Background Check

This is one of many pictures that show signs of composition. The upper part is quite different from the lower.
We Never Went to the Moon, 2002, p. 20. p.

Here's an illusion so ridiculous that not even David Percy uses it. Bill Kaysing uses it, and so does apollohoax.com. It's the well-known picture of Charles Duke standing beside the Lunar Rover near Stone Mountain with the ground sloping abruptly down to the distant horizon. The steepness of this slope causes a sudden "break" in the ground that is quite distinct and, to some Apollo deniers (but by no means all), highly suspicious.
Charles Duke beside Rover near Stone Mountain. (as16-107-17446; Annotated version from apollohoax.com)
In the words of apollohoax.com,
A) Look at how the background suddenly changes. The surface is all rough and filled with rocks, and then in a straight line it just becomes all smooth and no rocks appear anymore. I think that they took the picture and then superimposed another picture with a smoother background.

Bill Kaysing has his own theory that is somewhat different and equally inane:

Could the background be nothing more than a large photograph and the foreground nothing more than gravel and dirt spread on the floor of a large sound studio? (We Never, pp. 40-41)
Sure it could be, and so could this picture:
Demonstration of abrupt background change (Author, 27/11/02)
Look at how the background of this grassy knoll suddenly changes. The surface is all rough and filled with leaves and pine cones, and then in a straight line it just becomes all smooth and no cones appear anymore. Does anyone think I took the picture and then superimposed another picture with a smoother background? Or is the foreground nothing more than grass and clover grown on the floor of a large sound studio?
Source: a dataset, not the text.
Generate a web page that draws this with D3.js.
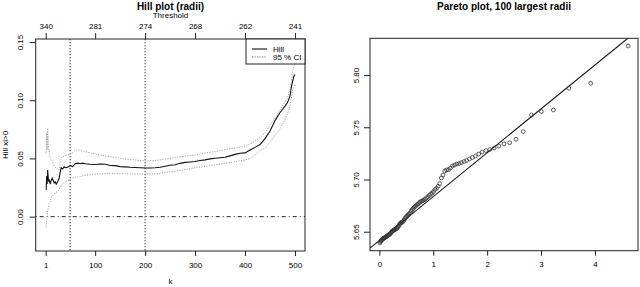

Anybody who has ever spent time around hills would recognize this effect for the simple and obvious illusion that it is: a distant background photographed from a high place. Yet some deniers still fall for it, a classic case of failing to see the mountain for the rocks.

* Update 2005 *

It seems the author of apollohoax.com has moved on to better things. Last time I checked, the domain is available to anyone who has the $$$. So no one is promoting that silly "different background" illusion, right? Read on.

* Update 2004 *

Port side of Lunar Module Antares (NASA AS14-66-9277) Annotations and caption from Dark Moon, ch. 1 ill. 55Some time after I'd posted the above, I took another look at an illusion presented on page 41 of Dark Moon. In addition to some nonsense about this picture being imaged from above eye level (refuted over here) and "Filled-in area" (refuted over here), there is some extra nonsense about a "Fall-off area."

Fall-off in this case refers to the effect you get when you illuminate an object with an artificial light. The darker area beyond the light's range is the fall-off, and so Percy implies that this Lunar Module must have been lit up on stage, and with a cheap light at that.

It's nothing of the kind. If you take a closer look at that "fall-off area," you will see that it's really the edge of a hill, and the darker patch is simply distant terrain with shadowed craters.

Horizon behind LM Antares - detail

And here I was trying to give the benefit of the doubt to that fall guy. He knows better, I thought, he's not so dumb. Well, I guess I can't be right all the time.